Позднее Бальмонт оставил Париж и провел много лет в отдаленных уголках Франции.
Он умер в нищете в декабре 1942 года. За гробом забытого поэта, который некогда, у себя на родине, заставлял трепетать множество сердец, шло лишь несколько человек.
В газете русских коллаборационистов в оккупированном Париже появился короткий некролог, в котором его оклеветали, написав, что «он в свое время помогал этим злодеям-революционерам, разрушившим и погубившим Россию».
Комментарии
Настоящее Собрание сочинений Д. Кнута знакомит читателя с основными тремя разделами его творческого наследия: поэзией, художественной прозой, литературной критикой и публицистикой. Критерием, положенным в основу отбора материалов для комплектования двухтомника, стал художественный аспект, это объясняет, почему не все из написанного Кнутом вошло в наше издание, — так, например, его книга «Contribution a l’histoire de la Résistance Juive 1940–1944» («Вклад в историю еврейского Сопротивления во Франции 1940–1944») (Paris, 1947) представляет интерес главным образом как исторический документ, а не художественное произведение, и поэтому оказалась бы для него неорганичной. То же касается и той стороны публицистической деятельности Кнута, где актуальная острота политического момента превалирует над соображениями художественности, где писатель вполне осознанно и целенаправленно уступает место общественному деятелю и где литература превращается в журналистику.
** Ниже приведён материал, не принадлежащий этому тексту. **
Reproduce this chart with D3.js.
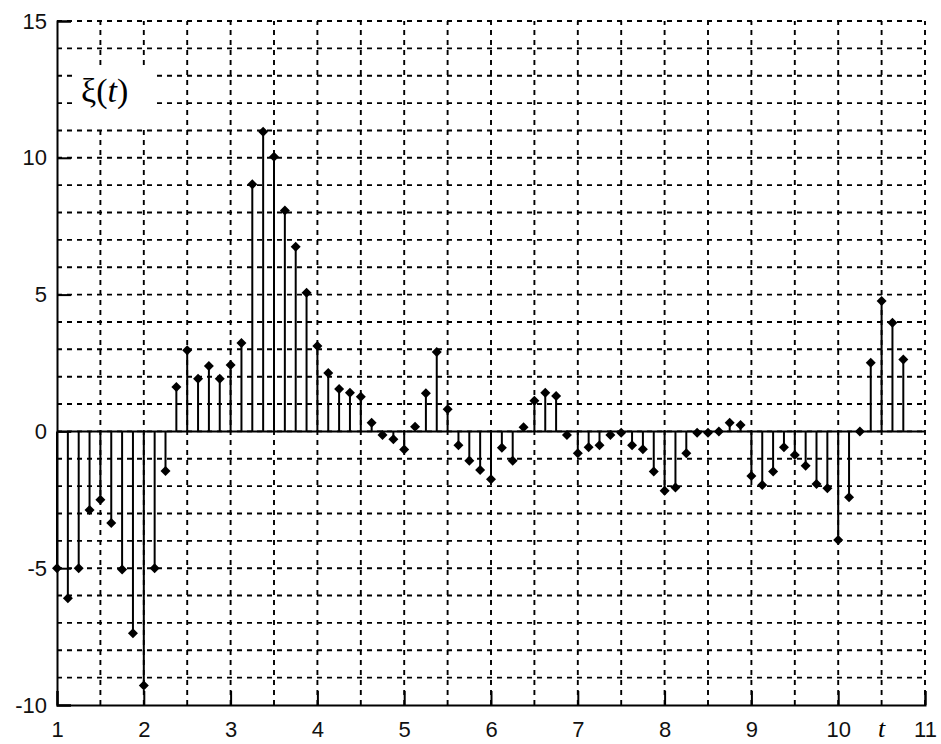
<!DOCTYPE html>
<html>
<head>
<meta charset="utf-8">
<script src="https://cdn.jsdelivr.net/npm/d3@7"></script>
<style>
  body { margin: 0; background: #fff; }
</style>
</head>
<body>
<div id="myDataVis"></div>
<script>
// sample times
var tValues = [1, 1.125, 1.25, 1.375, 1.5, 1.625, 1.75, 1.875,
    2, 2.125, 2.25, 2.375, 2.5, 2.625, 2.75, 2.875,
    3, 3.125, 3.25, 3.375, 3.5, 3.625, 3.75, 3.875,
    4, 4.125, 4.25, 4.375, 4.5, 4.625, 4.75, 4.875,
    5, 5.125, 5.25, 5.375, 5.5, 5.625, 5.75, 5.875,
    6, 6.125, 6.25, 6.375, 6.5, 6.625, 6.75, 6.875,
    7, 7.125, 7.25, 7.375, 7.5, 7.625, 7.75, 7.875,
    8, 8.125, 8.25, 8.375, 8.5, 8.625, 8.75, 8.875,
    9, 9.125, 9.25, 9.375, 9.5, 9.625, 9.75, 9.875,
    10, 10.125, 10.25, 10.375, 10.5, 10.625, 10.75];
// xi(t) values
var xiValues = [-5, -6.1, -5, -2.87, -2.5, -3.35, -5.05, -7.38,
    -9.29, -5, -1.45, 1.62, 2.97, 1.92, 2.39, 1.92,
    2.43, 3.23, 9.03, 10.95, 10.04, 8.07, 6.75, 5.07,
    3.12, 2.13, 1.55, 1.41, 1.27, 0.32, -0.13, -0.29,
    -0.66, 0.17, 1.39, 2.9, 0.81, -0.51, -1.07, -1.41,
    -1.75, -0.6, -1.07, 0.15, 1.12, 1.41, 1.29, -0.13,
    -0.8, -0.58, -0.51, -0.13, -0.05, -0.51, -0.65, -1.47,
    -2.17, -2.05, -0.8, -0.05, -0.05, 0, 0.32, 0.23,
    -1.63, -1.96, -1.47, -0.58, -0.86, -1.26, -1.92, -2.08,
    -3.97, -2.41, 0, 2.51, 4.77, 3.97, 2.63];

var xTicks = [1, 2, 3, 4, 5, 6, 7, 8, 9, 10, 11];
var yTicks = [-10, -5, 0, 5, 10, 15];
var xGrid = [1.5, 2, 2.5, 3, 3.5, 4, 4.5, 5, 5.5, 6, 6.5, 7, 7.5, 8, 8.5, 9, 9.5, 10, 10.5, 11];
var yGrid = [-9, -8, -7, -6, -5, -4, -3, -2, -1, 0, 1, 2, 3, 4, 5, 6, 7, 8, 9, 10, 11, 12, 13, 14, 15];

document.addEventListener('DOMContentLoaded', function () {
    drawStemChart();
});

function drawStemChart() {
    var width = 941, height = 744;
    var margin = {top: 21, right: 16, bottom: 39, left: 57};

    var svg = d3.select('#myDataVis')
        .append('svg')
        .attr('width', width)
        .attr('height', height);

    var x = d3.scaleLinear()
        .domain([1, 11])
        .range([margin.left, width - margin.right]);
    var y = d3.scaleLinear()
        .domain([-10, 15])
        .range([height - margin.bottom, margin.top]);

    // dashed grid
    svg.append('g')
        .selectAll('line')
        .data(xGrid)
        .enter()
        .append('line')
            .attr('x1', function(d) { return x(d); })
            .attr('x2', function(d) { return x(d); })
            .attr('y1', y(-10))
            .attr('y2', y(15))
            .attr('stroke', '#000')
            .attr('stroke-width', 1.9)
            .attr('stroke-dasharray', '5,5');
    svg.append('g')
        .selectAll('line')
        .data(yGrid)
        .enter()
        .append('line')
            .attr('x1', x(1))
            .attr('x2', x(11))
            .attr('y1', function(d) { return y(d); })
            .attr('y2', function(d) { return y(d); })
            .attr('stroke', '#000')
            .attr('stroke-width', 1.9)
            .attr('stroke-dasharray', '5,5');

    // label box for xi(t)
    svg.append('rect')
        .attr('x', 75)
        .attr('y', 66)
        .attr('width', 77)
        .attr('height', 60)
        .attr('fill', '#fff');
    var lab = svg.append('text')
        .attr('x', 81)
        .attr('y', 102)
        .style('font-family', '"Liberation Serif", "Times New Roman", serif')
        .style('font-size', '34px')
        .attr('fill', '#000');
    lab.append('tspan').text('ξ(');
    lab.append('tspan').style('font-style', 'italic').text('t');
    lab.append('tspan').text(')');

    // axes
    var xAxis = svg.append('g')
        .attr('transform', 'translate(0,' + y(-10) + ')')
        .call(d3.axisBottom(x).tickValues(xTicks).tickSize(-14).tickPadding(16).tickFormat(function(d) { return String(d); }));
    var yAxis = svg.append('g')
        .attr('transform', 'translate(' + x(1) + ',0)')
        .call(d3.axisLeft(y).tickValues(yTicks).tickSize(-14).tickPadding(10).tickFormat(function(d) { return String(d); }));
    [xAxis, yAxis].forEach(function(a) {
        a.select('.domain').attr('stroke', '#000').attr('stroke-width', 2);
        a.selectAll('.tick line').attr('stroke', '#000').attr('stroke-width', 2);
        a.selectAll('.tick text')
            .style('font-family', '"Liberation Sans", Arial, sans-serif')
            .style('font-size', '22px')
            .attr('fill', '#111');
    });

    // italic t between 10 and 11
    svg.append('text')
        .attr('x', x(10.5))
        .attr('y', y(-10) + 32)
        .attr('text-anchor', 'middle')
        .style('font-family', '"Liberation Serif", "Times New Roman", serif')
        .style('font-style', 'italic')
        .style('font-size', '26px')
        .text('t');

    // zero line
    svg.append('line')
        .attr('x1', x(1))
        .attr('x2', x(11))
        .attr('y1', y(0))
        .attr('y2', y(0))
        .attr('stroke', '#000')
        .attr('stroke-width', 2);

    // stems
    svg.append('g')
        .selectAll('line')
        .data(tValues)
        .enter()
        .append('line')
            .attr('x1', function(d) { return x(d); })
            .attr('x2', function(d) { return x(d); })
            .attr('y1', y(0))
            .attr('y2', function(d, i) { return y(xiValues[i]); })
            .attr('stroke', '#000')
            .attr('stroke-width', 2);

    // markers
    svg.append('g')
        .selectAll('path')
        .data(tValues)
        .enter()
        .append('path')
            .attr('transform', function(d, i) { return 'translate(' + x(d) + ',' + y(xiValues[i]) + ')'; })
            .attr('d', 'M0,-5L5,0L0,5L-5,0Z')
            .attr('fill', '#000');
}
</script>
</body>
</html>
Нет никакого сомнения в том, что Кнут должен быть возвращен из мглы забвения и как одна из видных, лидирующих фигур движения еврейского народа за свою независимость — как еврейский публицист, редактор, летописец борьбы с фашизмом, принимавший в ней личное участие, но для этого необходимо издание иного типа — ориентирующееся на реконструкцию всего многопланового исторического контекста жизни русского еврейства в Европе, прежде всего во Франции, в эпоху между двумя мировыми войнами. В данном же издании акцент делается на Кнуте как прежде всего на русско-еврейском поэте и прозаике, ставшем неотъемлемой частью русской эмигрантской литературы и шире — культуры, кто не только делал ее историю, но и стремился впоследствии оставить о ней личное свидетельство.